**INSTRUCTIONS TO FOLLOW:** Using the records that follow, reproduce exactly the lines starting at the line containing "Emit a web page" and ending at the line containing "const chart = echarts.init(document.getElementById('chart'))". Include both end lines and no pictures.

**PROVIDED DATA:**
— BEGIN —

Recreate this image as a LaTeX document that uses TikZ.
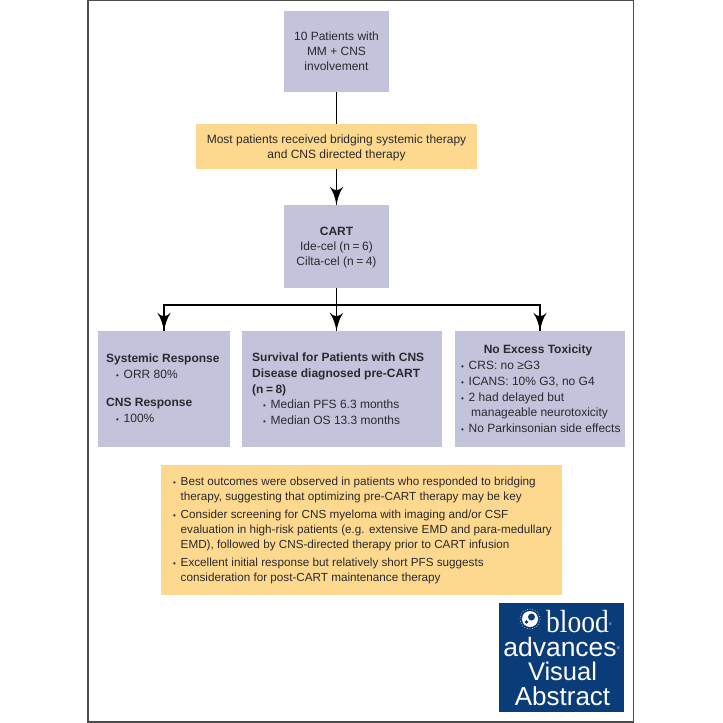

— END —
— BEGIN —

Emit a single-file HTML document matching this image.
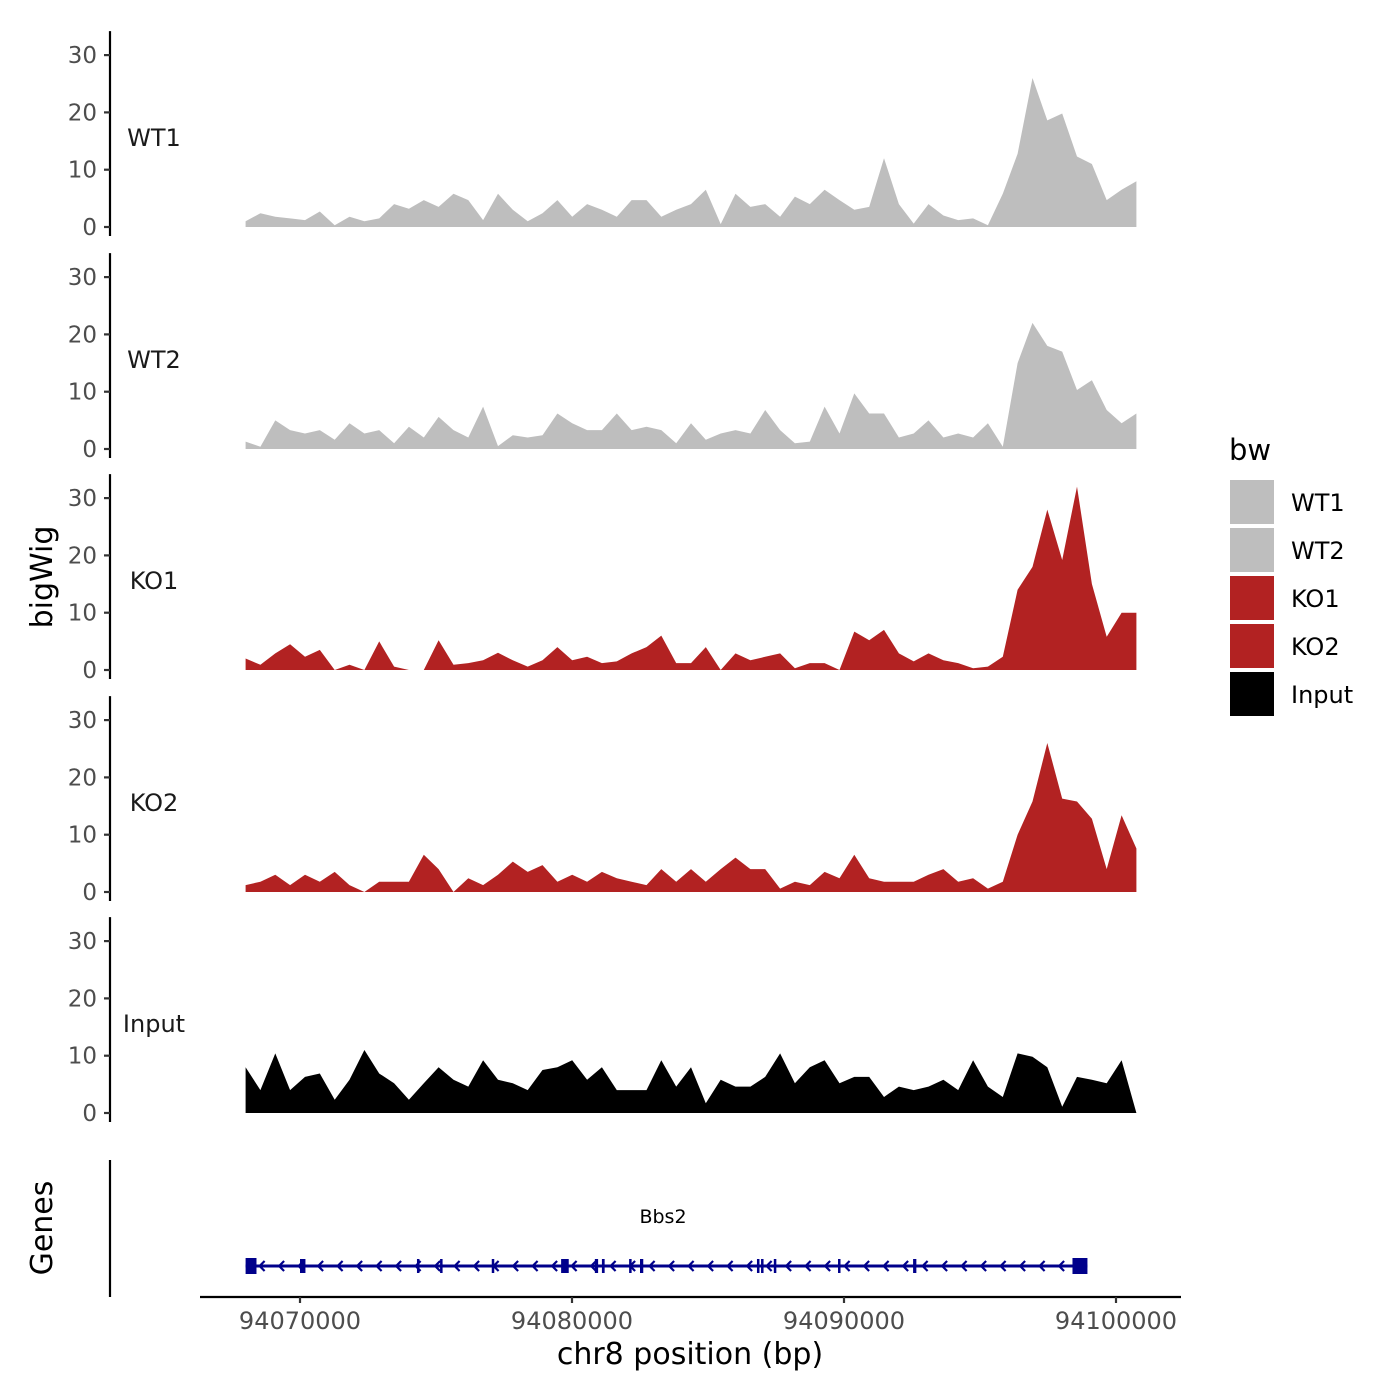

— END —
— BEGIN —

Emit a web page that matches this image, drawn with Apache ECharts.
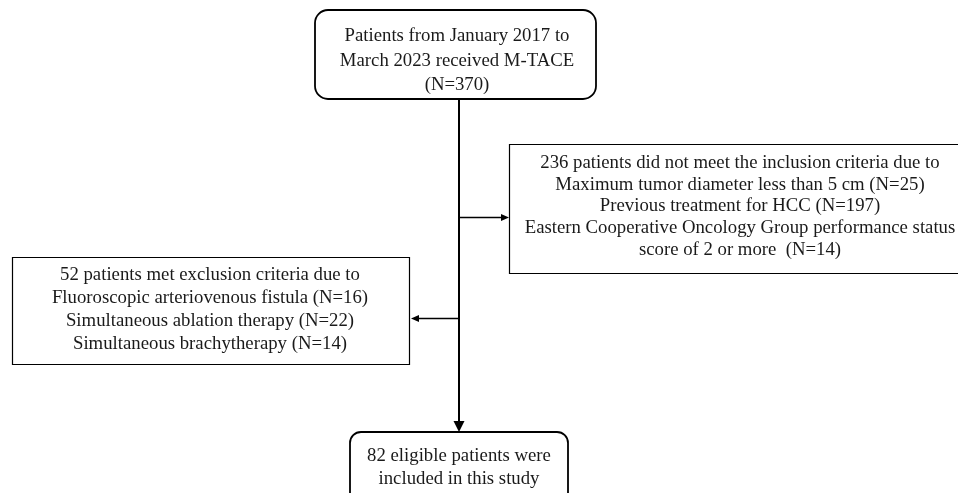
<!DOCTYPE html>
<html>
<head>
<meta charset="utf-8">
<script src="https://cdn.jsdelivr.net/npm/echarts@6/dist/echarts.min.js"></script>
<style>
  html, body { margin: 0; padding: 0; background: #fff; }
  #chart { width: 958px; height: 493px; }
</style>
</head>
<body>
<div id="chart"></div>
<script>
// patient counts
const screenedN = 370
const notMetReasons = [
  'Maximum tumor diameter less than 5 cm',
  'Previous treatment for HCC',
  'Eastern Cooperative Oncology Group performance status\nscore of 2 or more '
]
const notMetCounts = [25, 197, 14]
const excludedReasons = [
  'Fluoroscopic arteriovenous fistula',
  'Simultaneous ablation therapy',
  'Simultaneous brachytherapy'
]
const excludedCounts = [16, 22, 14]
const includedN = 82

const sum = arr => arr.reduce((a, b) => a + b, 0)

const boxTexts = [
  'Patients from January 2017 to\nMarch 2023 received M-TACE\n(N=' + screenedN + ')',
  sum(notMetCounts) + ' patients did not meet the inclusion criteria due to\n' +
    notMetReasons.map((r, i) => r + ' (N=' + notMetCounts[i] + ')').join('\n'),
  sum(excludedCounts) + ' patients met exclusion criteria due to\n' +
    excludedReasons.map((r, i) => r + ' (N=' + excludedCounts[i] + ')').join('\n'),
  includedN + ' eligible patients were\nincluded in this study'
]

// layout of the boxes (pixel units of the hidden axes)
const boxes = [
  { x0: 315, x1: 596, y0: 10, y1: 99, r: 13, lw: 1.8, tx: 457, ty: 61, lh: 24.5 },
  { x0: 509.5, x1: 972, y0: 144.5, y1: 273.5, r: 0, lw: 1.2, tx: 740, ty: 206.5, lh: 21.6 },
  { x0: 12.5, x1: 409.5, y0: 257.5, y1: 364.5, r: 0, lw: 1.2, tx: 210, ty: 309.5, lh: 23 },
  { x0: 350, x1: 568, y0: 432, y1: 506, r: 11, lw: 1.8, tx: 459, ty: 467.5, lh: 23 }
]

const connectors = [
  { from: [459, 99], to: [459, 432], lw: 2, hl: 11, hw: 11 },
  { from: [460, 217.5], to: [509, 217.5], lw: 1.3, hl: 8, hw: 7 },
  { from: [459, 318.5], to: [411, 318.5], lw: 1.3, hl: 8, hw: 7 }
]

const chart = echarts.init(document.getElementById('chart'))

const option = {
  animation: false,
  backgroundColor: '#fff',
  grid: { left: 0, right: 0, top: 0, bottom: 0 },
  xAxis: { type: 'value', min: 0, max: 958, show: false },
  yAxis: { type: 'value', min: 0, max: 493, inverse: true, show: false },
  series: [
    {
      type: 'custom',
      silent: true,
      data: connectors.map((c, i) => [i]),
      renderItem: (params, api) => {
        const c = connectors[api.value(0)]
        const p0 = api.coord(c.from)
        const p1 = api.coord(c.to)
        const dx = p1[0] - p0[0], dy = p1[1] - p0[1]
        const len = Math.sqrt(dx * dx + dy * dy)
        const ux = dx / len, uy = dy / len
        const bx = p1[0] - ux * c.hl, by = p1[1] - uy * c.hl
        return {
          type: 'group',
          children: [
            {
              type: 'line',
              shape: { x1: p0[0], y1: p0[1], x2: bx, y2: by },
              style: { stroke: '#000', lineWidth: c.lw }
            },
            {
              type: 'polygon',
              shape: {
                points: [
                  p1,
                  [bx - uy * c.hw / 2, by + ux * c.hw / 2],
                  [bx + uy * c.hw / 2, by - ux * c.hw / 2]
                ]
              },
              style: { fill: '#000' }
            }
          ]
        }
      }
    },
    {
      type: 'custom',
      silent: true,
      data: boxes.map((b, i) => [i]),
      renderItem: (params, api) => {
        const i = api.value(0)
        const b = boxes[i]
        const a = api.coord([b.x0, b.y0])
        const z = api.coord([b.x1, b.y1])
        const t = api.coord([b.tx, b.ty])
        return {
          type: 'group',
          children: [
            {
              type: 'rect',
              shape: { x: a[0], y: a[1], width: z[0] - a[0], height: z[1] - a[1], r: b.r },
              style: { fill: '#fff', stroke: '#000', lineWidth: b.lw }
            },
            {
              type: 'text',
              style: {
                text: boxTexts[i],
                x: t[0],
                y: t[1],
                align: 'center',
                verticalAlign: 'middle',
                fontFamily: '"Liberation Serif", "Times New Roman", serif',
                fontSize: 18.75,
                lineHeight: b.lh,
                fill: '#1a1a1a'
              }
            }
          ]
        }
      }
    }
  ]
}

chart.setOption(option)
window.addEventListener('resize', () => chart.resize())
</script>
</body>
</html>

— END —

**FINISHED EXERCISE:**
Emit a web page that matches this image, drawn with Apache ECharts.
<!DOCTYPE html>
<html>
<head>
<meta charset="utf-8">
<script src="https://cdn.jsdelivr.net/npm/echarts@6/dist/echarts.min.js"></script>
<style>
  html, body { margin: 0; padding: 0; background: #fff; }
  #chart { width: 958px; height: 493px; }
</style>
</head>
<body>
<div id="chart"></div>
<script>
// patient counts
const screenedN = 370
const notMetReasons = [
  'Maximum tumor diameter less than 5 cm',
  'Previous treatment for HCC',
  'Eastern Cooperative Oncology Group performance status\nscore of 2 or more '
]
const notMetCounts = [25, 197, 14]
const excludedReasons = [
  'Fluoroscopic arteriovenous fistula',
  'Simultaneous ablation therapy',
  'Simultaneous brachytherapy'
]
const excludedCounts = [16, 22, 14]
const includedN = 82

const sum = arr => arr.reduce((a, b) => a + b, 0)

const boxTexts = [
  'Patients from January 2017 to\nMarch 2023 received M-TACE\n(N=' + screenedN + ')',
  sum(notMetCounts) + ' patients did not meet the inclusion criteria due to\n' +
    notMetReasons.map((r, i) => r + ' (N=' + notMetCounts[i] + ')').join('\n'),
  sum(excludedCounts) + ' patients met exclusion criteria due to\n' +
    excludedReasons.map((r, i) => r + ' (N=' + excludedCounts[i] + ')').join('\n'),
  includedN + ' eligible patients were\nincluded in this study'
]

// layout of the boxes (pixel units of the hidden axes)
const boxes = [
  { x0: 315, x1: 596, y0: 10, y1: 99, r: 13, lw: 1.8, tx: 457, ty: 61, lh: 24.5 },
  { x0: 509.5, x1: 972, y0: 144.5, y1: 273.5, r: 0, lw: 1.2, tx: 740, ty: 206.5, lh: 21.6 },
  { x0: 12.5, x1: 409.5, y0: 257.5, y1: 364.5, r: 0, lw: 1.2, tx: 210, ty: 309.5, lh: 23 },
  { x0: 350, x1: 568, y0: 432, y1: 506, r: 11, lw: 1.8, tx: 459, ty: 467.5, lh: 23 }
]

const connectors = [
  { from: [459, 99], to: [459, 432], lw: 2, hl: 11, hw: 11 },
  { from: [460, 217.5], to: [509, 217.5], lw: 1.3, hl: 8, hw: 7 },
  { from: [459, 318.5], to: [411, 318.5], lw: 1.3, hl: 8, hw: 7 }
]

const chart = echarts.init(document.getElementById('chart'))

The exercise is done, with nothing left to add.